Of course the future of the entire modern day Valiant Universe depends on their actions and decisions to survive the past’s greatest threat…
First of all, what a great sense of adventure, humor and excitement is hidden in this gem of a comic! I’ve caught myself laughing out loud several times, which for a comic, is a great feat.
Second, the summaries at the beginning of each issue are great! It’s not just the fact that there are summaries (contrary to DC comics, whose refusal to add plot summaries I find greatly annoying), but they are a must read just for the way they are written! Even though a large part of the summarized stories is the same every week, Van Lente finds a way to summarize them uniquely with every issue. Plus, some of them are even humorous!

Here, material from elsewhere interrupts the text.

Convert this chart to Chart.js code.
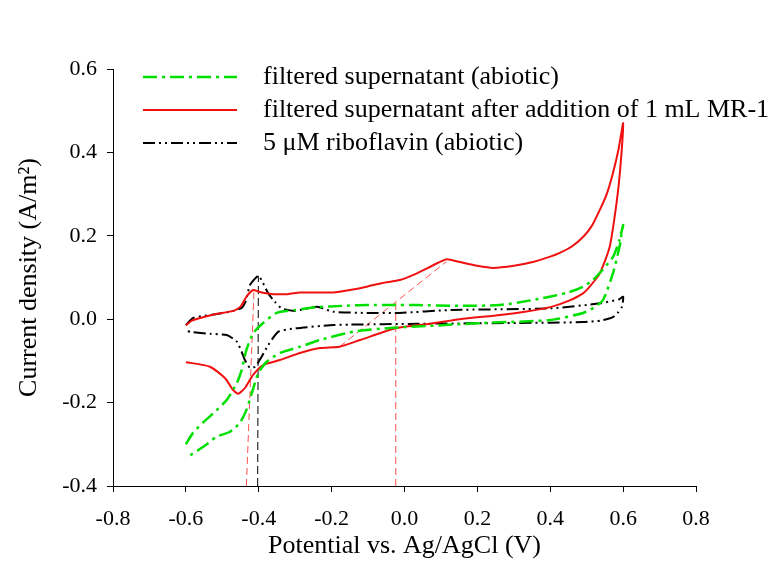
<!DOCTYPE html>
<html>
<head>
<meta charset="utf-8">
<script src="https://cdn.jsdelivr.net/npm/chart.js@4.4.0/dist/chart.umd.min.js"></script>
<style>
  body { margin: 0; background: #fff; }
</style>
</head>
<body>
<canvas id="cv" width="780" height="576"></canvas>
<script>
// series names
const seriesNames = [
  'filtered supernatant (abiotic)',
  'filtered supernatant after addition of 1 mL MR-1',
  '5 \u03bcM riboflavin (abiotic)'
];

// filtered supernatant (abiotic) - forward sweep then return
const greenX = [-0.600,-0.580,-0.552,-0.524,-0.488,-0.460,-0.447,-0.434,-0.415,-0.388,-0.351,-0.300,-0.240,-0.170,-0.104,-0.013,0.034,0.150,0.262,0.352,0.445,0.490,0.517,0.545,0.572,0.590,0.600,
  0.595,0.590,0.572,0.545,0.520,0.490,0.400,0.216,0.152,0.070,-0.040,-0.140,-0.232,-0.287,-0.342,-0.378,-0.401,-0.419,-0.434,-0.452,-0.479,-0.516,-0.552,-0.600];
const greenY = [-0.300,-0.272,-0.247,-0.225,-0.194,-0.153,-0.122,-0.074,-0.033,-0.009,0.015,0.022,0.029,0.032,0.034,0.034,0.034,0.032,0.034,0.046,0.063,0.078,0.094,0.120,0.149,0.190,0.226,
  0.200,0.173,0.110,0.046,0.028,0.015,-0.002,-0.009,-0.012,-0.016,-0.021,-0.030,-0.050,-0.066,-0.081,-0.102,-0.129,-0.177,-0.218,-0.249,-0.270,-0.282,-0.306,-0.333];

// filtered supernatant after addition of MR-1
const redX = [-0.600,-0.585,-0.560,-0.520,-0.470,-0.450,-0.433,-0.415,-0.400,-0.380,-0.360,-0.320,-0.287,-0.240,-0.196,-0.150,-0.104,-0.060,-0.013,0.034,0.080,0.116,0.152,0.200,0.243,0.300,0.352,0.400,0.426,0.460,0.490,0.515,0.536,0.555,0.572,0.588,0.600,
  0.592,0.582,0.563,0.536,0.510,0.490,0.450,0.400,0.330,0.262,0.152,0.070,-0.022,-0.122,-0.178,-0.232,-0.287,-0.342,-0.388,-0.416,-0.438,-0.456,-0.470,-0.493,-0.534,-0.600];
const redY = [-0.015,-0.004,0.003,0.012,0.020,0.030,0.055,0.070,0.066,0.062,0.060,0.060,0.064,0.064,0.064,0.070,0.078,0.087,0.094,0.110,0.130,0.144,0.137,0.128,0.123,0.128,0.137,0.150,0.159,0.175,0.197,0.225,0.262,0.300,0.350,0.410,0.470,
  0.360,0.279,0.173,0.110,0.080,0.062,0.044,0.029,0.018,0.010,0.000,-0.011,-0.021,-0.050,-0.066,-0.069,-0.081,-0.098,-0.110,-0.134,-0.165,-0.179,-0.170,-0.141,-0.114,-0.103];

// 5 uM riboflavin (abiotic)
const blackX = [-0.600,-0.580,-0.534,-0.479,-0.447,-0.435,-0.424,-0.401,-0.388,-0.374,-0.356,-0.337,-0.300,-0.240,-0.196,-0.104,-0.013,0.125,0.400,0.536,0.590,0.600,
  0.597,0.585,0.572,0.540,0.490,0.308,0.034,-0.150,-0.196,-0.300,-0.346,-0.374,-0.392,-0.410,-0.424,-0.438,-0.447,-0.460,-0.488,-0.534,-0.584,-0.600];
const blackY = [-0.014,0.003,0.010,0.018,0.027,0.045,0.082,0.104,0.086,0.062,0.042,0.026,0.020,0.030,0.018,0.015,0.015,0.022,0.026,0.038,0.048,0.054,
  0.030,0.015,0.005,-0.003,-0.007,-0.009,-0.011,-0.013,-0.014,-0.022,-0.030,-0.062,-0.090,-0.114,-0.117,-0.098,-0.078,-0.054,-0.038,-0.035,-0.031,-0.028];

// thin guide lines (peak potentials)
const redPeakX = [-0.434, -0.413], redPeakY = [-0.4, 0.070];
const redMidX = [-0.024, -0.024], redMidY = [-0.4, 0.042];
const redTanX = [-0.178, 0.115], redTanY = [-0.066, 0.138];
const blackPeakX = [-0.403, -0.401], blackPeakY = [-0.4, 0.104];

// axes
const xTicks = [-0.8, 0.8, 0.2];
const yTicks = [-0.4, 0.6, 0.2];

function pts(xs, ys) {
  return xs.map((x, i) => ({x: x, y: ys[i]}));
}

function guide(xs, ys, color, dash) {
  return {
    data: pts(xs, ys),
    showLine: true,
    borderColor: color,
    borderWidth: 1,
    borderDash: dash,
    pointRadius: 0,
    fill: false
  };
}

Chart.defaults.font.family = '"Liberation Serif", "Times New Roman", serif';
Chart.defaults.color = '#000';

const legendLines = {
  id: 'legendLines',
  afterDraw(chart) {
    const ctx = chart.ctx;
    const area = chart.chartArea;
    let y = area.top + 8;
    chart.data.datasets.forEach(ds => {
      if (!ds.label) return;
      ctx.save();
      ctx.strokeStyle = ds.borderColor;
      ctx.lineWidth = ds.borderWidth;
      ctx.setLineDash(ds.borderDash || []);
      ctx.beginPath();
      ctx.moveTo(area.left + 30, y);
      ctx.lineTo(area.left + 124, y);
      ctx.stroke();
      ctx.fillStyle = '#000';
      ctx.font = '26px "Liberation Serif"';
      ctx.textBaseline = 'middle';
      ctx.fillText(ds.label, area.left + 150, y);
      ctx.restore();
      y += 33;
    });
  }
};

new Chart(document.getElementById('cv'), {
  type: 'scatter',
  data: {
    datasets: [
      {
        label: seriesNames[0],
        data: pts(greenX, greenY),
        showLine: true,
        borderColor: '#00e000',
        borderWidth: 2.5,
        borderDash: [14, 5, 3, 5],
        pointRadius: 0,
        tension: 0.2
      },
      {
        label: seriesNames[1],
        data: pts(redX, redY),
        showLine: true,
        borderColor: '#f01010',
        borderWidth: 2,
        pointRadius: 0,
        tension: 0.2
      },
      {
        label: seriesNames[2],
        data: pts(blackX, blackY),
        showLine: true,
        borderColor: '#000',
        borderWidth: 2,
        borderDash: [12, 4, 2, 4, 2, 4],
        pointRadius: 0,
        tension: 0.2
      },
      guide(redPeakX, redPeakY, '#ff5050', [7, 4]),
      guide(redMidX, redMidY, '#ff5050', [7, 4]),
      guide(redTanX, redTanY, '#ff5050', [7, 4]),
      guide(blackPeakX, blackPeakY, '#000', [8, 4])
    ]
  },
  options: {
    responsive: false,
    animation: false,
    devicePixelRatio: 1,
    layout: { padding: { left: 10, top: 69, right: 84, bottom: 10 } },
    plugins: {
      legend: { display: false },
      tooltip: { enabled: false }
    },
    scales: {
      x: {
        type: 'linear',
        min: xTicks[0],
        max: xTicks[1],
        afterFit: s => { s.height = 80; },
        ticks: {
          stepSize: xTicks[2],
          padding: 14,
          font: { size: 22 },
          callback: v => (Math.abs(v) < 1e-9 ? 0 : v).toFixed(1)
        },
        grid: { drawOnChartArea: false, tickLength: 6, color: '#000' },
        border: { color: '#000', width: 1 },
        title: {
          display: true,
          text: 'Potential vs. Ag/AgCl (V)',
          font: { size: 26 },
          padding: { top: 0, bottom: 4 }
        }
      },
      y: {
        type: 'linear',
        min: yTicks[0],
        max: yTicks[1],
        afterFit: s => { s.width = 103; },
        ticks: {
          stepSize: yTicks[2],
          padding: 10,
          font: { size: 22 },
          callback: v => (Math.abs(v) < 1e-9 ? 0 : v).toFixed(1)
        },
        grid: { drawOnChartArea: false, tickLength: 6, color: '#000' },
        border: { color: '#000', width: 1 },
        title: {
          display: true,
          text: 'Current density (A/m\u00b2)',
          font: { size: 26 },
          padding: { top: 4, bottom: 0 }
        }
      }
    }
  },
  plugins: [legendLines]
});
</script>
</body>
</html>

Furthermore, writer Van Lente has done a great job of incorporating just enough chunks of actual conspiracy theories and religious sectarian beliefs to grab my attention even more. For instance, I’d done some reading on Dominionism, a belief that many Christians consider to be heretical, and I recognized elements of that belief system in Archer’s family sect’s doctrines. Add to that hints of modern day theories on the Illuminati and the New World Order, and you get the idea. A job well done by Van Lente, for he’s kept it “comicy” nonetheless, by also adding his own fantasy and ideas into the mix. Suffice it to say, I ate that thing up! 🙂
…well, here’s an original take on the one percent and the financial crisis in the Euro zone! And of course there’s mention of some freemasons too 🙂
Also, although there are definitely undertones of ridiculing the Sect’s beliefs, Archer himself is portrayed as very serious, and committed to what he thinks the bible teaches – and as a Christian reader I can go along with that: for although I suspect Van Lente doesn’t necessarily agree with a Christian world view and may even view some of it as far-fetched as the Sect’s dogmas, Archer himself at least doesn’t know that his beliefs are not biblical at all. Seeing him trying his best to be as good as he believes a person should be, therefore immediately wins him the reader’s sympathy.
Another plus is the fact that although this is not a superhero comic as such, it sort of is anyway. For along the way Archer learns he has the special ability of perception, which in his case means he only has to see a certain skill practised once to be able to master it himself. And by skill, you can think for instance different fighting skills, to name the first thing that comes to mind. Now that is a special ability that comes in handy in many a dire situation! And then of course there’s Armstrong, not only big and strong, but also a 10,000 years old immortal! So yeah, there’s definitely some superheroical overtones… 😉
Last but not least: great writing overall, with lots of action advancing the plot.
Outrageous adventure, check. Humor, check.
It also has themes of friendship, loyalty, love and of course the great question: what is good and what is evil, and how can we tell them apart?
In short, I just can’t get enough of this comic and can’t wait till the next issue is out.
I’ve really got no big issues with this comic. There’s one remark I would make, that could only be qualified as neutral, definitely not as a negative. This pertains to the artwork: on the one hand the artists of this series do a great job of overall visual storytelling and they also convey facial expressions very well. However, on the other hand, it lacks a certain “wow factor” for me. It’s good, but not stunning. Hence the neutral.
I give this comic a Quality score of 9/10 and a Relevance score of 9/10. So yeah, I say Buy this baby, like, instantly!